↓↓↓

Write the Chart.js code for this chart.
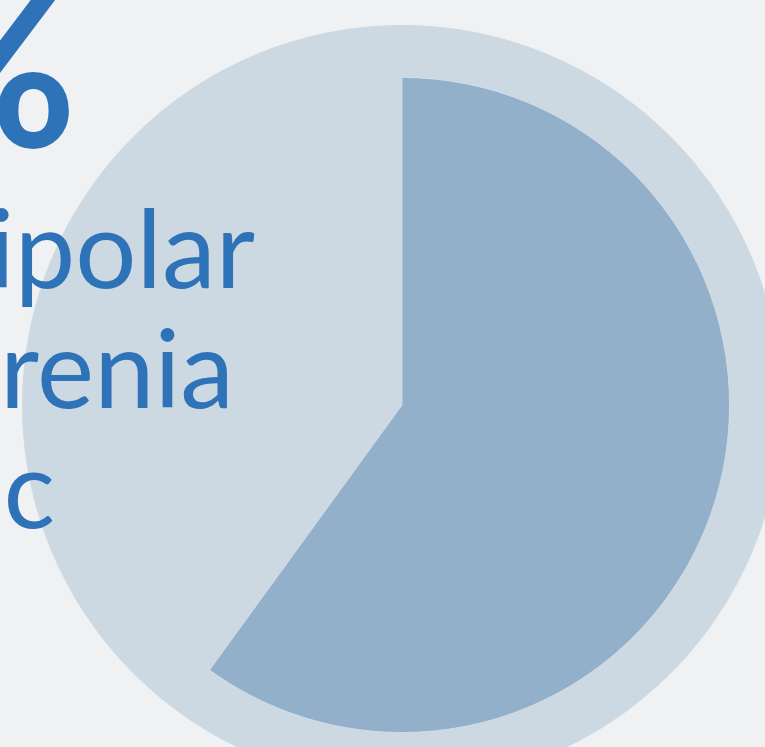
<!DOCTYPE html>
<html lang="en">
<head>
  <meta charset="UTF-8" />
  <title>Share pie</title>
  <script src="https://cdn.jsdelivr.net/npm/chart.js"></script>
  <style>
    html, body { margin: 0; padding: 0; }
    body {
      width: 765px; height: 747px; overflow: hidden; position: relative;
      background: #eff1f3;
      font-family: "Lato", "Open Sans", sans-serif;
    }
    .wrap { position: absolute; left: 22px; top: 25px; width: 760px; height: 760px; }
    .line {
      position: absolute; white-space: nowrap; text-align: right;
      color: #2e72b8; font-size: 108px; line-height: 1; z-index: 2;
    }
    .big { font-weight: 700; font-size: 212px; }
  </style>
</head>
<body>
  <div class="wrap"><canvas id="pie"></canvas></div>

  <div class="line big" id="pct" style="right: 688px; top: -41px;">60%</div>
  <div class="line" style="right: 510px; top: 192px;">Bipolar</div>
  <div class="line" style="right: 531px; top: 312px;">Schizophrenia</div>
  <div class="line" style="right: 710px; top: 432px;">Psychotic</div>

  <script>
    // pie values (percent)
    const labels = ["Share", "Rest"];
    const values = [60, 40];
    const outerValue = [100];

    const dark = "#93b0cb";
    const light = "#cdd9e2";

    new Chart(document.getElementById("pie"), {
      type: "pie",
      data: {
        labels: labels,
        datasets: [
          {
            // pale outer disc
            data: outerValue,
            backgroundColor: [light],
            borderColor: [light],
            borderWidth: 1,
            weight: 52
          },
          {
            data: values,
            backgroundColor: [dark, light],
            borderColor: [dark, light],
            borderWidth: [0, 1],
            weight: 328
          }
        ]
      },
      options: {
        responsive: true,
        maintainAspectRatio: false,
        animation: false,
        hoverOffset: 0,
        layout: { padding: 0 },
        plugins: {
          legend: { display: false },
          tooltip: { enabled: false }
        }
      }
    });
  </script>
</body>
</html>
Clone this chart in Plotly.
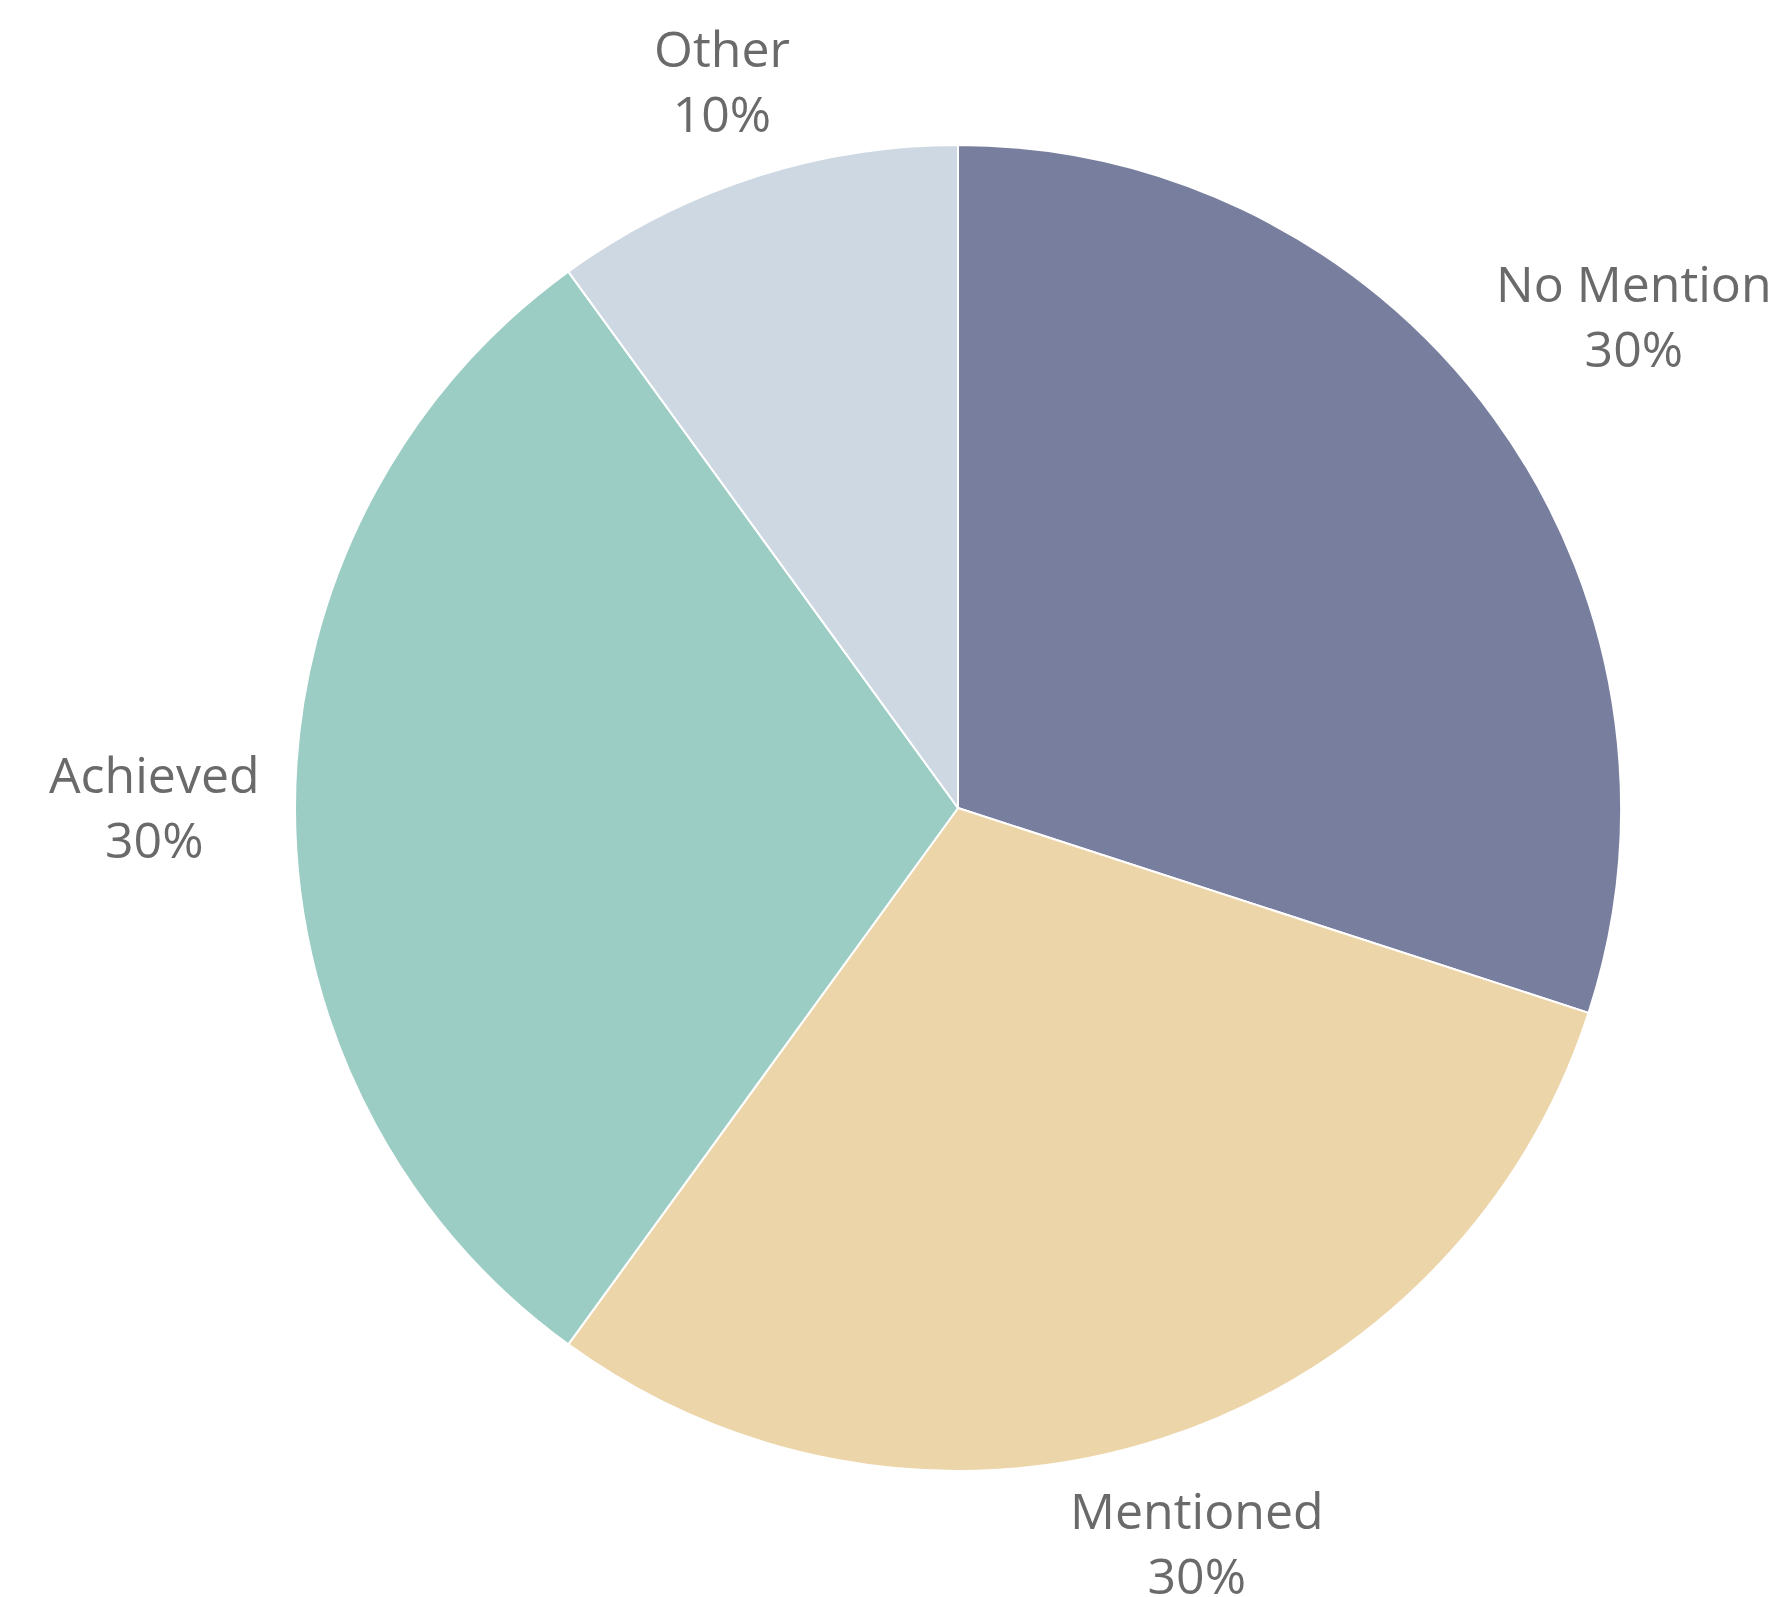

↑↑↑

The entries above are to be returned exactly, without their pictures.

### Answer to the task:
Write the Chart.js code for this chart.
<!DOCTYPE html>
<html lang="en">
<head>
  <meta charset="UTF-8" />
  <title>Share pie</title>
  <script src="https://cdn.jsdelivr.net/npm/chart.js"></script>
  <style>
    html, body { margin: 0; padding: 0; }
    body {
      width: 765px; height: 747px; overflow: hidden; position: relative;
      background: #eff1f3;
      font-family: "Lato", "Open Sans", sans-serif;
    }
    .wrap { position: absolute; left: 22px; top: 25px; width: 760px; height: 760px; }
    .line {
      position: absolute; white-space: nowrap; text-align: right;
      color: #2e72b8; font-size: 108px; line-height: 1; z-index: 2;
    }
    .big { font-weight: 700; font-size: 212px; }
  </style>
</head>
<body>
  <div class="wrap"><canvas id="pie"></canvas></div>

  <div class="line big" id="pct" style="right: 688px; top: -41px;">60%</div>
  <div class="line" style="right: 510px; top: 192px;">Bipolar</div>
  <div class="line" style="right: 531px; top: 312px;">Schizophrenia</div>
  <div class="line" style="right: 710px; top: 432px;">Psychotic</div>

  <script>
    // pie values (percent)
    const labels = ["Share", "Rest"];
    const values = [60, 40];
    const outerValue = [100];

    const dark = "#93b0cb";
    const light = "#cdd9e2";

    new Chart(document.getElementById("pie"), {
      type: "pie",
      data: {
        labels: labels,
        datasets: [
          {
            // pale outer disc
            data: outerValue,
            backgroundColor: [light],
            borderColor: [light],
            borderWidth: 1,
            weight: 52
          },
          {
            data: values,
            backgroundColor: [dark, light],
            borderColor: [dark, light],
            borderWidth: [0, 1],
            weight: 328
          }
        ]
      },
      options: {
        responsive: true,
        maintainAspectRatio: false,
        animation: false,
        hoverOffset: 0,
        layout: { padding: 0 },
        plugins: {
          legend: { display: false },
          tooltip: { enabled: false }
        }
      }
    });
  </script>
</body>
</html>
Clone this chart in Plotly.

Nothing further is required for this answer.